University of Maryland
2014 Fellow

Springate’s research focused on women’s holiday houses at the turn of the 20th century as an example of the intersection of race, class, and gender in the philanthropic setting. Using archeological, archival, and documentary sources, she examined power, the nature of reform, leisure, and labor in the context of Progressive era philanthropic reform. 

Springate is now a consultant to the National Park Service for the LGBTQ Heritage Initiative. 

Brent Pieper

Higher Education & Student Affairs
Indiana University Bloomington
2012 Fellow

Pieper’s dissertation, “Women in Philanthropy Programs at American Colleges and Universities: Giving Motivations from the Female Participants’ View,” explored the influence of formalized women’s philanthropy programs on women’s philanthropic motivations and giving behavior.                        

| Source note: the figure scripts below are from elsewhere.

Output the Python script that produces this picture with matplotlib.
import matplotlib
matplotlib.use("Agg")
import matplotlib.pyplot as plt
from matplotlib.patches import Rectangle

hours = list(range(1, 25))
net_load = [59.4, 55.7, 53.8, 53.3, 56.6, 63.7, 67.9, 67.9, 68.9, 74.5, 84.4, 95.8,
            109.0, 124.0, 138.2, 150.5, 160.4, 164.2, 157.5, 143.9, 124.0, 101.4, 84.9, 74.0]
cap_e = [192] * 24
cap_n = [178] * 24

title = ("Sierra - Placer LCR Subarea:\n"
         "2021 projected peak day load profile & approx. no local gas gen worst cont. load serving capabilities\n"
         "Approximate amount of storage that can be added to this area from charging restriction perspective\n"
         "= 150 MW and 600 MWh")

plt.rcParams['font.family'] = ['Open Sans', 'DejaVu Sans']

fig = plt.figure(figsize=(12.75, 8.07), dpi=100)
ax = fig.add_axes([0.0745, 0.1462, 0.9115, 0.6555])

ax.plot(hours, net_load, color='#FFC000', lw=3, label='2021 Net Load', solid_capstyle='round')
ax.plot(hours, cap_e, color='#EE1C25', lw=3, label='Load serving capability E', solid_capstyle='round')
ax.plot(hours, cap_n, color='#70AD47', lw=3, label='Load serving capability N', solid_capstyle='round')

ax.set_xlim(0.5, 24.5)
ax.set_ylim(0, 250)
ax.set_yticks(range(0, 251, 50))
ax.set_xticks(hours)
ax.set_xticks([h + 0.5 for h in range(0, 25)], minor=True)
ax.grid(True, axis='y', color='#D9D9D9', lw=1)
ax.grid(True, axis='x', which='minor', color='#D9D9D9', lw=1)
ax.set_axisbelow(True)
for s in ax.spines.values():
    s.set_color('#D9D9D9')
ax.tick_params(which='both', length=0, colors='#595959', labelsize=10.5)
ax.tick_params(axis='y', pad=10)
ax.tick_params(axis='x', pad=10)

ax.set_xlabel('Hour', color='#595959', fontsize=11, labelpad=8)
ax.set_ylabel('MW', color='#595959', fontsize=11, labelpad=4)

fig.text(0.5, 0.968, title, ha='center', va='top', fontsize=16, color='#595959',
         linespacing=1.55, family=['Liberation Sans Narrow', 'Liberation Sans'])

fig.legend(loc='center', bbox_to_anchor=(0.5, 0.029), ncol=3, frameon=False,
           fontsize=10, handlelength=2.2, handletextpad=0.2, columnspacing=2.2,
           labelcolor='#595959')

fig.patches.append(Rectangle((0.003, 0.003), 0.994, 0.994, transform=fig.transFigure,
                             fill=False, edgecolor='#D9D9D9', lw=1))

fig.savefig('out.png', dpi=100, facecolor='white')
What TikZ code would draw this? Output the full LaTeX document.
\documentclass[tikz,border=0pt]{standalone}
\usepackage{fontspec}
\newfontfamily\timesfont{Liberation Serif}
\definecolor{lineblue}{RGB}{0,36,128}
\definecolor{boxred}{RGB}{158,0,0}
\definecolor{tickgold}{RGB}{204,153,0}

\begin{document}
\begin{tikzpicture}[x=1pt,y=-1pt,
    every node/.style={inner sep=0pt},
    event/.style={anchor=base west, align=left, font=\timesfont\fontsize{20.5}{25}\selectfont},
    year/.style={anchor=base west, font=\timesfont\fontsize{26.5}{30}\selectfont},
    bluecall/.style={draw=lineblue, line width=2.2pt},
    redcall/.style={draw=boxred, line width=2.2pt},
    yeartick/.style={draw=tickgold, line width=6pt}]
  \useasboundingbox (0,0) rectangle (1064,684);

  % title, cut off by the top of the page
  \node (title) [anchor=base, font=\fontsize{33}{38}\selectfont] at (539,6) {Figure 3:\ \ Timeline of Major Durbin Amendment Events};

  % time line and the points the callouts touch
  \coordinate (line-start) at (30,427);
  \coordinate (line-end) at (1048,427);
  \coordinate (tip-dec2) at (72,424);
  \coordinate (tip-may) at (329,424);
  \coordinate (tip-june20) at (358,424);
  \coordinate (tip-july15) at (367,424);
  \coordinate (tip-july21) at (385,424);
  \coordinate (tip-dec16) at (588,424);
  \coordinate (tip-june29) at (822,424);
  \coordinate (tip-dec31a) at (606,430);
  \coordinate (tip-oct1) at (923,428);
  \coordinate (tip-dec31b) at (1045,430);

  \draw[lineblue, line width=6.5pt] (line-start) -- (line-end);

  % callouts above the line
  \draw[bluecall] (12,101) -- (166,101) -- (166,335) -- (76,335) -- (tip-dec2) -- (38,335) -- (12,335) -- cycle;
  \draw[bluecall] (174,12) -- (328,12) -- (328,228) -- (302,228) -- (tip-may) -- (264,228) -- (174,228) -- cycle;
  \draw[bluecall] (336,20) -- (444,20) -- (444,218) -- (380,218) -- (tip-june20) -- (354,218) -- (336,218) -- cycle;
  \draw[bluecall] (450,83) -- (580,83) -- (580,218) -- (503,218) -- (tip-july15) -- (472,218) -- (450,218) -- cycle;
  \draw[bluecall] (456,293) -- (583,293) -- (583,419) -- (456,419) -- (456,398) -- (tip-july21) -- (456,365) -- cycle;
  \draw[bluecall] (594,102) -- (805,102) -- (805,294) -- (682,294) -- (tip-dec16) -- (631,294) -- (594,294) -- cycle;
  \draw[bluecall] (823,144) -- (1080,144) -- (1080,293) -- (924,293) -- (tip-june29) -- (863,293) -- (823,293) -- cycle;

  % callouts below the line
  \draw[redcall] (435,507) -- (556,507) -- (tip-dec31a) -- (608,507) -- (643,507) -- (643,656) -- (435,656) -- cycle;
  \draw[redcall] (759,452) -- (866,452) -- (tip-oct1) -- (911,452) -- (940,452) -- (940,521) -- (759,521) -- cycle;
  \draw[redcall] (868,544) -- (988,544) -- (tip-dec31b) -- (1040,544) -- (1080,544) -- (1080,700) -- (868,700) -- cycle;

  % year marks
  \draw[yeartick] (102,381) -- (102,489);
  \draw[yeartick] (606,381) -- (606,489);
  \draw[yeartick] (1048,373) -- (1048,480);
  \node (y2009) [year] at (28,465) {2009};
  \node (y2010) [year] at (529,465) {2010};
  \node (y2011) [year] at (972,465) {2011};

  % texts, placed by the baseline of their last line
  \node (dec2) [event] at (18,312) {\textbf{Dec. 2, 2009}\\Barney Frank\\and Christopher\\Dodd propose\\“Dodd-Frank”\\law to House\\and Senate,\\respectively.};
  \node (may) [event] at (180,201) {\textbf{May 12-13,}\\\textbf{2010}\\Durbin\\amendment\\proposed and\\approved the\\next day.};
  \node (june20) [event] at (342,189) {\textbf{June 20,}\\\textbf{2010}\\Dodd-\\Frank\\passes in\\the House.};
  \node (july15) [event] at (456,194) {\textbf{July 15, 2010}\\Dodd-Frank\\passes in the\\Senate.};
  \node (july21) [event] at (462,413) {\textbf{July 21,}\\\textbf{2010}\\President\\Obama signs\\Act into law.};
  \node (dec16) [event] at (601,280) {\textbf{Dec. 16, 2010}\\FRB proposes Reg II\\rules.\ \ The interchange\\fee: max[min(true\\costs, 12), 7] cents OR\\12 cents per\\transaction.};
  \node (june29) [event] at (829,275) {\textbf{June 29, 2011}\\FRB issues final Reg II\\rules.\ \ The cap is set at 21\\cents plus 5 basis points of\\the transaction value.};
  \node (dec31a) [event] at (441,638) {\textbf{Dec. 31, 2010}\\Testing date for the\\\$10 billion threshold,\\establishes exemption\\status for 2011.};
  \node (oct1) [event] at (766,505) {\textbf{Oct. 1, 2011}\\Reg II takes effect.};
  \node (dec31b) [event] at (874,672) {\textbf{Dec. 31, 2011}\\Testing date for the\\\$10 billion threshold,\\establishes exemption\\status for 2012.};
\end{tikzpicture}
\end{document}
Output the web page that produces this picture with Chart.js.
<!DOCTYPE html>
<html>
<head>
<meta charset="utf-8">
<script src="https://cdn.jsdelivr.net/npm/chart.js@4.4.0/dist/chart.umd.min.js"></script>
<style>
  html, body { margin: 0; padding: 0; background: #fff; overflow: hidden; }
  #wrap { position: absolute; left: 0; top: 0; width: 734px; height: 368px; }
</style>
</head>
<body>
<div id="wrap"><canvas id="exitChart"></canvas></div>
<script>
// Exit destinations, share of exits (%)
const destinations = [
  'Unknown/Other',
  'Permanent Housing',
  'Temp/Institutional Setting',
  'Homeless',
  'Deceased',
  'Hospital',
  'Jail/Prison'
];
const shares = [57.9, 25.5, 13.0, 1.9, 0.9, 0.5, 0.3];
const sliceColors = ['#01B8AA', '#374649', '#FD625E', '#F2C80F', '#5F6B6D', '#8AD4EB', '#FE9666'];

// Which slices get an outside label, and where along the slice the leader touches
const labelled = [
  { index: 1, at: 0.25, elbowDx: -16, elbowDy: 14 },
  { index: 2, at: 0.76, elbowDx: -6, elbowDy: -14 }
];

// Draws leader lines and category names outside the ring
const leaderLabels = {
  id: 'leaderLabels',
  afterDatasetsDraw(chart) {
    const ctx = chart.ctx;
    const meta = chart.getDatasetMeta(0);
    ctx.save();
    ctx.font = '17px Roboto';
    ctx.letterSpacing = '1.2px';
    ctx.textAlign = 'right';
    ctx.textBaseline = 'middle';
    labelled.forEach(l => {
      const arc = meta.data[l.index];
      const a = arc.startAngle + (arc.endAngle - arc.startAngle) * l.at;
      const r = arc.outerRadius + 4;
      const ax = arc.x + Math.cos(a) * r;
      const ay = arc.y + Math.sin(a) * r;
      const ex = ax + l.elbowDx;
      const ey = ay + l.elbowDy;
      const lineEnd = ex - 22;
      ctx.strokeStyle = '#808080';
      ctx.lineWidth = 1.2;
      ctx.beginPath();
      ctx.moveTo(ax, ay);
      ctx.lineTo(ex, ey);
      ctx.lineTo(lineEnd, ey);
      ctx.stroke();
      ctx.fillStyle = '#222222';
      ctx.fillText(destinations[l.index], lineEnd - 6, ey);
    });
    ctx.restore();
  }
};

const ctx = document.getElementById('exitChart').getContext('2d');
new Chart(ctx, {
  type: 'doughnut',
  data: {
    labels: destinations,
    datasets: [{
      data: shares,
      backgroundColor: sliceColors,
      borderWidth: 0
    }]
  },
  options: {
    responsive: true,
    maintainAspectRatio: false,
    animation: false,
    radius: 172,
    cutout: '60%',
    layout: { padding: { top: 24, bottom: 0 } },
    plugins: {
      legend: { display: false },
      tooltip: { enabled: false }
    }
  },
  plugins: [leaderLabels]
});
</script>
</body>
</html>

Pieper is assistant vice president for advancement at Cleveland State University.

Laura Gee

University of California San Diego
2010 Fellow

Gee’s research involved a series of studies related to volunteering and giving. She examined these questions: How do constraints on work time affect volunteering for all women and men, not just mothers and fathers giving to their children’s schools? Do full-time employed women prefer to fundraise because of superior social networks? Do full-time employed women choose to fundraise because they don’t have the time to volunteer in other capacities, or because their skills are better suited to fundraising rather than volunteering in other ways? 

Gee is now an assistant professor of economics at Tufts University.

Deborah Skolnick Einhorn

Near Eastern and Judaic Studies
Brandeis University
2009 Fellow

Einhorn’s dissertation, “Power of the Purse: Social Change in Jewish Women’s Philanthropy,” explores the diverse ways in which Jewish organizations have adapted to the shifting needs of change-minded women philanthropists. 

Einhorn is an assistant professor and assistant dean for academic development and advising at Hebrew College in Newton, Massachusetts.